→ **Task directions**
Extract, in full, the lines below, beginning at the first and ending with the line that contains "452.9, 523.0];". Pictures do not belong in the copy.

→ **Supplied data**
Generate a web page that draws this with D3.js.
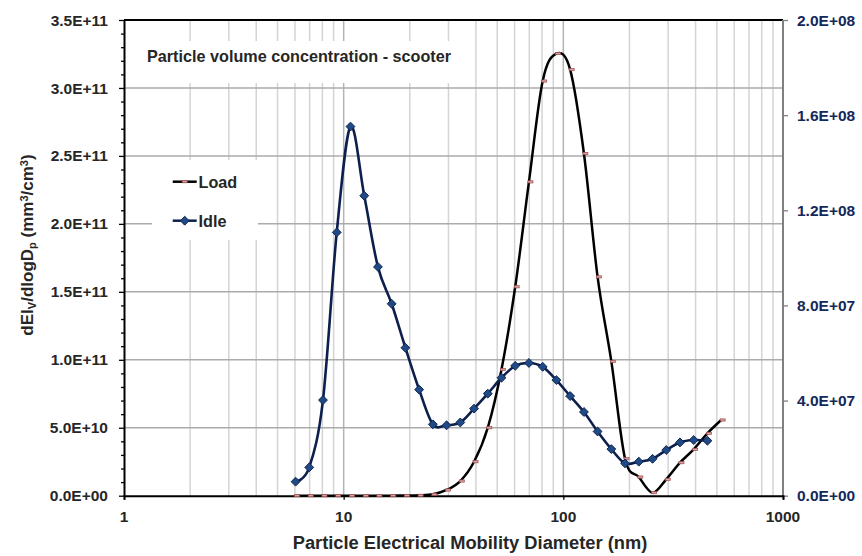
<!DOCTYPE html>
<html>
<head>
<meta charset="utf-8">
<script src="https://cdn.jsdelivr.net/npm/d3@7"></script>
<style>
  html, body { margin: 0; padding: 0; background: #fff; }
  svg { display: block; font-family: "Liberation Sans", Arial, sans-serif; font-weight: bold; }
</style>
</head>
<body>
<svg id="chart" width="862" height="556"></svg>
<script>
// Mobility diameter bins (nm)
const diameters = [6.04, 6.97, 8.05, 9.30, 10.74, 12.41, 14.32, 16.54, 19.10, 22.06,
  25.47, 29.41, 33.96, 39.22, 45.29, 52.30, 60.39, 69.73, 80.54, 93.01,
  107.4, 124.1, 143.2, 165.4, 191.0, 220.6, 254.7, 294.1, 339.6, 392.2,
  452.9, 523.0];

// Load: volume concentration, primary (left) axis
const loadValues = [0, 0, 0, 0, 0, 0, 2e7, 5e7, 1e8, 3e8,
  1.0e9, 4.2e9, 1.08e10, 2.5e10, 5.0e10, 9.29e10, 1.537e11, 2.309e11, 3.051e11, 3.253e11,
  3.135e11, 2.518e11, 1.610e11, 9.88e10, 2.72e10, 1.375e10, 2.2e9, 1.206e10, 2.43e10, 3.41e10,
  4.59e10, 5.57e10];

// Idle: volume concentration, secondary (right) axis
const idleValues = [5.9e6, 1.19e7, 4.02e7, 1.107e8, 1.552e8, 1.261e8, 9.62e7, 8.07e7, 6.22e7, 4.46e7,
  3.00e7, 2.96e7, 3.08e7, 3.66e7, 4.29e7, 4.96e7, 5.46e7, 5.58e7, 5.42e7, 4.86e7,
  4.19e7, 3.52e7, 2.70e7, 1.96e7, 1.36e7, 1.43e7, 1.55e7, 1.92e7, 2.24e7, 2.34e7,
  2.31e7];

const leftTicks = [0, 5e10, 1e11, 1.5e11, 2e11, 2.5e11, 3e11, 3.5e11];
const leftTickLabels = ["0.0E+00", "5.0E+10", "1.0E+11", "1.5E+11", "2.0E+11", "2.5E+11", "3.0E+11", "3.5E+11"];
const rightTicks = [0, 4e7, 8e7, 1.2e8, 1.6e8, 2e8];
const rightTickLabels = ["0.0E+00", "4.0E+07", "8.0E+07", "1.2E+08", "1.6E+08", "2.0E+08"];
const xTicks = [1, 10, 100, 1000];
const xTickLabels = ["1", "10", "100", "1000"];

const chartTitle = "Particle volume concentration - scooter";
const xTitle = "Particle Electrical Mobility Diameter (nm)";
const seriesNames = ["Load", "Idle"];

const W = 862, H = 556;
const margin = { left: 124, right: 79, top: 20, bottom: 60.3 };
const x0 = margin.left, x1 = W - margin.right, y0 = H - margin.bottom, y1 = margin.top;

const svg = d3.select("#chart");
const textColor = "#262626";
const navy = "#14285c";

const x = d3.scaleLog().domain([1, 1000]).range([x0, x1]);
const yL = d3.scaleLinear().domain([0, 3.5e11]).range([y0, y1]);
const yR = d3.scaleLinear().domain([0, 2e8]).range([y0, y1]);

// vertical grid: every log minor value
const gridX = [];
for (let dec = 1; dec < 1000; dec *= 10) {
  for (let k = 2; k <= 9; k++) gridX.push(dec * k);
  if (dec * 10 < 1000) gridX.push(dec * 10);
}
const grid = svg.append("g");
grid.selectAll("line.vx").data(gridX).join("line")
  .attr("x1", d => x(d)).attr("x2", d => x(d))
  .attr("y1", y1).attr("y2", y0)
  .attr("stroke", d => (Math.abs(Math.log10(d) - Math.round(Math.log10(d))) < 1e-9) ? "#b4b4b4" : "#d4d4d4")
  .attr("stroke-width", 1.5);
grid.selectAll("line.hy").data(leftTicks.slice(1, -1)).join("line")
  .attr("x1", x0).attr("x2", x1)
  .attr("y1", d => yL(d)).attr("y2", d => yL(d))
  .attr("stroke", "#ababab").attr("stroke-width", 1.5);

// white boxes behind the title and the legend
svg.append("rect").attr("x", 135).attr("y", 41).attr("width", 322).attr("height", 42).attr("fill", "#fff");
svg.append("rect").attr("x", 152).attr("y", 160).attr("width", 106).attr("height", 80).attr("fill", "#fff");

// frame
svg.append("line").attr("x1", x0).attr("x2", x1).attr("y1", y1).attr("y2", y1).attr("stroke", "#000").attr("stroke-width", 2);
svg.append("line").attr("x1", x1).attr("x2", x1).attr("y1", y1).attr("y2", y0).attr("stroke", "#808080").attr("stroke-width", 2);

// left axis
const axL = d3.axisLeft(yL).tickValues(d3.range(0, 3.5e11 + 1, 1e10)).tickSize(0).tickFormat("");
const gL = svg.append("g").attr("transform", `translate(${x0},0)`).call(axL);
gL.select(".domain").attr("stroke", "#000").attr("stroke-width", 2);
gL.selectAll(".tick line").remove();
gL.selectAll(".tick").append("line")
  .attr("x1", d => (Math.round(d / 1e10) % 5 === 0) ? -5 : -3).attr("x2", 0)
  .attr("stroke", "#000").attr("stroke-width", 1.3);
svg.append("g").selectAll("text").data(leftTicks).join("text")
  .attr("x", 108).attr("y", d => yL(d)).attr("dy", "0.36em")
  .attr("text-anchor", "end").attr("font-size", 15.5).attr("fill", textColor)
  .text((d, i) => leftTickLabels[i]);

// right axis
const gR = svg.append("g").attr("transform", `translate(${x1},0)`)
  .call(d3.axisRight(yR).tickValues(rightTicks).tickSize(5).tickFormat(""));
gR.select(".domain").remove();
gR.selectAll(".tick line").attr("stroke", "#808080").attr("stroke-width", 1.3);
svg.append("g").selectAll("text").data(rightTicks).join("text")
  .attr("x", 797).attr("y", d => yR(d)).attr("dy", "0.36em")
  .attr("text-anchor", "start").attr("font-size", 15.5).attr("fill", navy)
  .text((d, i) => rightTickLabels[i]);

// bottom axis
const gB = svg.append("g").attr("transform", `translate(0,${y0})`)
  .call(d3.axisBottom(x).tickValues(xTicks).tickSize(4).tickFormat(""));
gB.select(".domain").attr("stroke", "#000").attr("stroke-width", 2);
gB.selectAll(".tick line").attr("stroke", "#000").attr("stroke-width", 1.3);
svg.append("g").selectAll("text").data(xTicks).join("text")
  .attr("x", d => x(d)).attr("y", 516).attr("dy", "0.36em")
  .attr("text-anchor", "middle").attr("font-size", 15.5).attr("fill", textColor)
  .text((d, i) => xTickLabels[i]);

// axis titles
svg.append("text").attr("x", 470).attr("y", 549)
  .attr("text-anchor", "middle").attr("font-size", 18.3).attr("fill", textColor)
  .text(xTitle);
const yt = svg.append("text")
  .attr("transform", "translate(33,245) rotate(-90)")
  .attr("text-anchor", "middle").attr("font-size", 17).attr("fill", textColor);
yt.append("tspan").text("dEI");
yt.append("tspan").attr("font-size", 11).attr("baseline-shift", "-30%").text("V");
yt.append("tspan").text("/dlogD");
yt.append("tspan").attr("font-size", 11).attr("baseline-shift", "-30%").text("p");
yt.append("tspan").text(" (mm");
yt.append("tspan").attr("font-size", 11).attr("baseline-shift", "50%").text("3");
yt.append("tspan").text("/cm");
yt.append("tspan").attr("font-size", 11).attr("baseline-shift", "50%").text("3");
yt.append("tspan").text(")");

// chart title
svg.append("text").attr("x", 147).attr("y", 62).attr("text-anchor", "start")
  .attr("font-size", 16.2).attr("fill", textColor).text(chartTitle);

// series
const curve = d3.curveCardinal.tension(0);
const loadData = diameters.map((d, i) => [d, loadValues[i]]);
const idleData = idleValues.map((v, i) => [diameters[i], v]);

svg.append("path").datum(loadData)
  .attr("d", d3.line().x(d => x(d[0])).y(d => yL(d[1])).curve(curve))
  .attr("fill", "none").attr("stroke", "#000").attr("stroke-width", 2.5);
svg.append("path").datum(idleData)
  .attr("d", d3.line().x(d => x(d[0])).y(d => yR(d[1])).curve(curve))
  .attr("fill", "none").attr("stroke", "#0c1f4d").attr("stroke-width", 2.6);

const diamond = d3.symbol().type(d3.symbolDiamond2).size(50);
function loadMarker(g) {
  g.append("rect").attr("x", -2.5).attr("y", -1.1).attr("width", 5).attr("height", 2.2)
    .attr("fill", "#e0a0a0").attr("stroke", "#9a4c4c").attr("stroke-width", 0.7);
}
function idleMarker(g) {
  g.append("path").attr("d", diamond()).attr("fill", "#1f4a85").attr("stroke", "#0f2650").attr("stroke-width", 1);
}
svg.append("g").selectAll("g").data(loadData).join("g")
  .attr("transform", d => `translate(${x(d[0]) + 1.5},${yL(d[1])})`)
  .each(function () { loadMarker(d3.select(this)); });
svg.append("g").selectAll("g").data(idleData).join("g")
  .attr("transform", d => `translate(${x(d[0])},${yR(d[1])})`)
  .each(function () { idleMarker(d3.select(this)); });

// legend
const legend = svg.append("g");
const legendRows = [
  { name: seriesNames[0], y: 181.7, stroke: "#000", marker: loadMarker },
  { name: seriesNames[1], y: 220.7, stroke: "#0c1f4d", marker: idleMarker }
];
legendRows.forEach(r => {
  legend.append("line").attr("x1", 172.7).attr("x2", 196.7).attr("y1", r.y).attr("y2", r.y)
    .attr("stroke", r.stroke).attr("stroke-width", 2.5);
  const m = legend.append("g").attr("transform", `translate(184.7,${r.y})`);
  r.marker(m);
  legend.append("text").attr("x", 198.5).attr("y", r.y).attr("dy", "0.36em")
    .attr("font-size", 16.2).attr("fill", textColor).text(r.name);
});
</script>
</body>
</html>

→ **Finished answer**
Generate a web page that draws this with D3.js.
<!DOCTYPE html>
<html>
<head>
<meta charset="utf-8">
<script src="https://cdn.jsdelivr.net/npm/d3@7"></script>
<style>
  html, body { margin: 0; padding: 0; background: #fff; }
  svg { display: block; font-family: "Liberation Sans", Arial, sans-serif; font-weight: bold; }
</style>
</head>
<body>
<svg id="chart" width="862" height="556"></svg>
<script>
// Mobility diameter bins (nm)
const diameters = [6.04, 6.97, 8.05, 9.30, 10.74, 12.41, 14.32, 16.54, 19.10, 22.06,
  25.47, 29.41, 33.96, 39.22, 45.29, 52.30, 60.39, 69.73, 80.54, 93.01,
  107.4, 124.1, 143.2, 165.4, 191.0, 220.6, 254.7, 294.1, 339.6, 392.2,
  452.9, 523.0];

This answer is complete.